Entre Outubro de 2021 e Abril de 2022, as circunstâncias não se poderiam ter alterado mais. A inflação de Setembro, conhecida aquando da apresentação da proposta de Orçamento para 2022, era de apenas 1,5%, e o governo previa que abrandasse para 0,9% no ano seguinte.

Entretanto, este indicador subiu para 4,2% em Fevereiro e 5,3% em Março. Esta aceleração dos preços precedeu a intolerável invasão da Ucrânia pela Rússia, tendo-se agravado desde então, para além de ter havido uma deterioração das perspectivas económicas a nível internacional.

No plano orçamental, no Outono, o défice estimado para 2021 era de 4,3% e o almejado para 2022 era de 3,2% do PIB, enquanto a dívida pública deveria baixar para 122,8% do PIB.

A guerra veio agravar outros sinais negativos que já se verificavam (dificuldades nas cadeias industriais e novas vagas de pandemia). Perante este cenário, o natural é que o governo se empenhasse em exercer uma das suas três principais funções económicas: a estabilização económica (as outras duas são a redistribuição de rendimentos e a regulação dos mercados). Assim, a política orçamental deveria tentar contrariar esta desaceleração e socorrer os mais prejudicados pela subida de preços.

O próprio executivo reconhece uma revisão em baixa das perspectivas para 2022: o PIB só deverá crescer 4,9% em vez de 5,5% e a inflação deverá ser de 3,7% e já não de apenas 0,9%. Ambas parecem, ainda, demasiado optimistas, mas usemo-las para avaliar as opções orçamentais.

O défice de 2021 acabou por ser de apenas 2,8% e, ao invés de aproveitar isso para aliviar a meta de 2022, o ministro das Finanças escolhe uma quase idêntica diminuição do défice, para 1,9%, mas mais gravosa, devido ao contexto.

Se este esforço orçamental fosse fruto de ganhos de eficiência seria de aplaudir, mas não é o caso, pelo que a política orçamental não estará a evitar a desaceleração económica, mas a agravá-la. O mais estranho é a forma como isso é feito. As tabelas de IRS são deixadas intactas face à proposta anterior, quando a inflação prevista era muito inferior, o que resulta num agravamento do imposto sobre as famílias.
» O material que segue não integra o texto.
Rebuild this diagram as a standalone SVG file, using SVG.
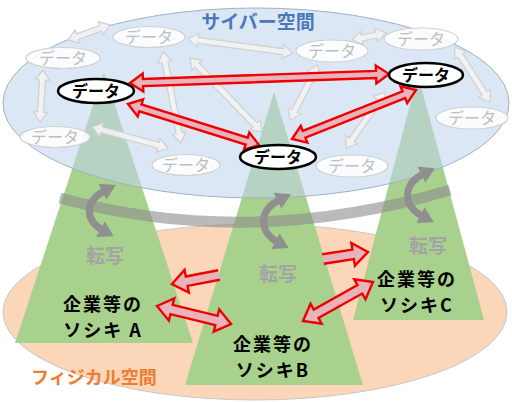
<svg xmlns="http://www.w3.org/2000/svg" width="512" height="402" viewBox="0 0 512 402">
<defs>
<style>
.jp{font-family:"Noto Sans CJK JP","Noto Sans",sans-serif;}
.pyr{fill:#a9d18e;}
.lbl{font-size:18px;font-weight:bold;fill:#000;text-anchor:middle;letter-spacing:2px;}
.ten{font-size:19px;font-weight:bold;fill:#a3a3a3;text-anchor:middle;}
.gn ellipse{fill:#fff;fill-opacity:.85;stroke:#d0d0d0;stroke-width:1.2;}
.gn text{font-size:16px;fill:#bdbdbd;text-anchor:middle;}
.bn ellipse{fill:#fff;stroke:#000;stroke-width:2.5;}
.bn text{font-size:16px;font-weight:bold;fill:#000;text-anchor:middle;}
.ra{fill:#e8b3bb;stroke:#f00000;stroke-width:2.4;stroke-linejoin:miter;}
.ga{fill:#f3f3f3;fill-opacity:.9;stroke:#d2d2d2;stroke-width:1.3;}
.cv{fill:none;stroke:#8f8f8f;stroke-width:7;marker-start:url(#ch);marker-end:url(#ch);}
</style>
<marker id="ch" markerUnits="userSpaceOnUse" viewBox="0 0 15 18" markerWidth="15" markerHeight="18" refX="4" refY="9" orient="auto-start-reverse">
<path d="M0,0 L15,9 L0,18 z" fill="#8f8f8f"/>
</marker>
</defs>

<g id="physical-space">
<ellipse cx="255" cy="312" rx="252" ry="88" fill="#fcd6b8" stroke="#c8c8c8" stroke-width="1"/>
<text class="jp" x="31" y="384" font-size="18" font-weight="bold" fill="#ed7d31">フィジカル空間</text>
</g>

<g id="org-A">
<polygon class="pyr" points="104,72 15,343 193,343"/>
</g>
<g id="org-C">
<polygon class="pyr" points="418,75 353,320 484,320"/>
</g>
<g id="org-B">
<polygon class="pyr" points="274,92 185,385 363,385"/>
</g>

<g id="cyber-space">
<ellipse cx="256" cy="103" rx="253" ry="95" fill="rgb(192,212,236)" fill-opacity=".55" stroke="#9fb2c6" stroke-width="1"/>
<text class="jp" x="258" y="29" font-size="19" font-weight="bold" fill="#4a78be" text-anchor="middle">サイバー空間</text>
</g>

<g id="connectors">
<path id="band" d="M60,198 Q250,250 450,190" fill="none" stroke="#8c8c8c" stroke-opacity=".6" stroke-width="11"/>
<path class="cv" d="M106,190 C84,201 84,220 104,231"/>
<path class="cv" d="M281,199 C258,210 258,232 279,243"/>
<path class="cv" d="M425,173 C402,184 402,206 424,217"/>

<polygon class="ga" transform="translate(68,40) rotate(-19.65)" points="0,0 10,-7 10,-3 34.6,-3 34.6,-7 44.6,0 34.6,7 34.6,3 10,3 10,7"/>
<polygon class="ga" transform="translate(188,39) rotate(7.59)" points="0,0 10,-7 10,-3 95.9,-3 95.9,-7 105.9,0 95.9,7 95.9,3 10,3 10,7"/>
<polygon class="ga" transform="translate(163,52) rotate(78.81)" points="0,0 10,-7 10,-3 82.8,-3 82.8,-7 92.8,0 82.8,7 82.8,3 10,3 10,7"/>
<polygon class="ga" transform="translate(43,70) rotate(93.3)" points="0,0 10,-7 10,-3 42.1,-3 42.1,-7 52.1,0 42.1,7 42.1,3 10,3 10,7"/>
<polygon class="ga" transform="translate(92,127) rotate(15.45)" points="0,0 10,-7 10,-3 68.8,-3 68.8,-7 78.8,0 68.8,7 68.8,3 10,3 10,7"/>
<polygon class="ga" transform="translate(190,58) rotate(45.78)" points="0,0 10,-7 10,-3 93.2,-3 93.2,-7 103.2,0 93.2,7 93.2,3 10,3 10,7"/>
<polygon class="ga" transform="translate(352,40) rotate(-11.6)" points="0,0 10,-7 10,-3 24.7,-3 24.7,-7 34.7,0 24.7,7 24.7,3 10,3 10,7"/>
<polygon class="ga" transform="translate(455,47) rotate(57.5)" points="0,0 10,-7 10,-3 55.2,-3 55.2,-7 65.2,0 55.2,7 55.2,3 10,3 10,7"/>
<polygon class="ga" transform="translate(318,65) rotate(117)" points="0,0 10,-7 10,-3 51.7,-3 51.7,-7 61.7,0 51.7,7 51.7,3 10,3 10,7"/>
<polygon class="ga" transform="translate(346,148) rotate(-55.1)" points="0,0 10,-7 10,-3 58.2,-3 58.2,-7 68.2,0 58.2,7 58.2,3 10,3 10,7"/>
</g>

<g id="data-1" class="gn jp"><ellipse cx="149" cy="37" rx="36" ry="10.5"/><text x="149" y="43">データ</text></g>
<g id="data-2" class="gn jp"><ellipse cx="63" cy="58" rx="37" ry="10.5"/><text x="63" y="64">データ</text></g>
<g id="data-3" class="gn jp"><ellipse cx="55" cy="137" rx="35" ry="10.5"/><text x="55" y="143">データ</text></g>
<g id="data-4" class="gn jp"><ellipse cx="186" cy="165" rx="34" ry="10.5"/><text x="186" y="171">データ</text></g>
<g id="data-5" class="gn jp"><ellipse cx="332" cy="51" rx="36" ry="11"/><text x="332" y="57">データ</text></g>
<g id="data-6" class="gn jp"><ellipse cx="421" cy="39" rx="37" ry="11"/><text x="421" y="45">データ</text></g>
<g id="data-7" class="gn jp"><ellipse cx="472" cy="118" rx="36" ry="11"/><text x="472" y="124">データ</text></g>
<g id="data-8" class="gn jp"><ellipse cx="352" cy="166" rx="36" ry="11"/><text x="352" y="172">データ</text></g>

<g id="connectors-red">
<polygon class="ra" transform="translate(130,83) rotate(-1.99)" points="0,0 13,-9 13,-3.6 246.2,-3.6 246.2,-9 259.2,0 246.2,9 246.2,3.6 13,3.6 13,9"/>
<polygon class="ra" transform="translate(128,104) rotate(17.38)" points="0,0 13,-9 13,-3.6 124.3,-3.6 124.3,-9 137.3,0 124.3,9 124.3,3.6 13,3.6 13,9"/>
<polygon class="ra" transform="translate(292,139) rotate(-21.56)" points="0,0 13,-9 13,-3.6 120.3,-3.6 120.3,-9 133.3,0 120.3,9 120.3,3.6 13,3.6 13,9"/>
<path class="ra" transform="translate(219,275) rotate(169.16)" d="M0,-4.8 L32.9,-4.8 L32.9,-11.5 L47.9,0 L32.9,11.5 L32.9,4.8 L0,4.8"/>
<path class="ra" transform="translate(323,259) rotate(-8.84)" d="M0,-4.8 L30.5,-4.8 L30.5,-11.5 L45.5,0 L30.5,11.5 L30.5,4.8 L0,4.8"/>
<polygon class="ra" transform="translate(157,306) rotate(13.67)" points="0,0 15,-11.5 15,-4.8 61.2,-4.8 61.2,-11.5 76.2,0 61.2,11.5 61.2,4.8 15,4.8 15,11.5"/>
<polygon class="ra" transform="translate(303,321) rotate(-29.12)" points="0,0 15,-11.5 15,-4.8 65.1,-4.8 65.1,-11.5 80.1,0 65.1,11.5 65.1,4.8 15,4.8 15,11.5"/>
</g>

<g id="data-A" class="bn jp"><ellipse cx="96" cy="91" rx="38" ry="12"/><text x="96" y="97">データ</text></g>
<g id="data-B" class="bn jp"><ellipse cx="278" cy="157" rx="38" ry="12"/><text x="278" y="163">データ</text></g>
<g id="data-C" class="bn jp"><ellipse cx="426" cy="75" rx="37" ry="12"/><text x="426" y="81">データ</text></g>

<g id="labels" class="jp">
<text class="ten" x="105" y="263">転写</text>
<text class="ten" x="278" y="281">転写</text>
<text class="ten" x="428" y="253">転写</text>
<text class="lbl" x="103" y="311">企業等の</text>
<text class="lbl" x="103" y="337">ソシキ A</text>
<text class="lbl" x="273" y="351">企業等の</text>
<text class="lbl" x="273" y="377">ソシキB</text>
<text class="lbl" x="417" y="286">企業等の</text>
<text class="lbl" x="417" y="312">ソシキC</text>
</g>
</svg>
Quando, ainda por cima, a inflação vai já diminuir o poder de compra que, assim, acaba por cair por estas duas vias. Os apoios anunciados são demasiado escassos e restritos para compensar estas perdas, que são generalizadas.

O pacote de ajuda desenhado para lidar com as consequências do conflito militar é, no essencial, a reciclagem de fundos anteriormente dirigidos a lidar com a pandemia, pelo que, também aqui, não há um genuíno novo auxílio à economia e às empresas.

Em resumo, temos um orçamento que não apoia a economia quando isso era mais necessário e, ainda por cima, quando até havia alguma margem para o fazer, dados os melhores resultados de 2021.

O autor escreve de acordo com a antiga ortografia.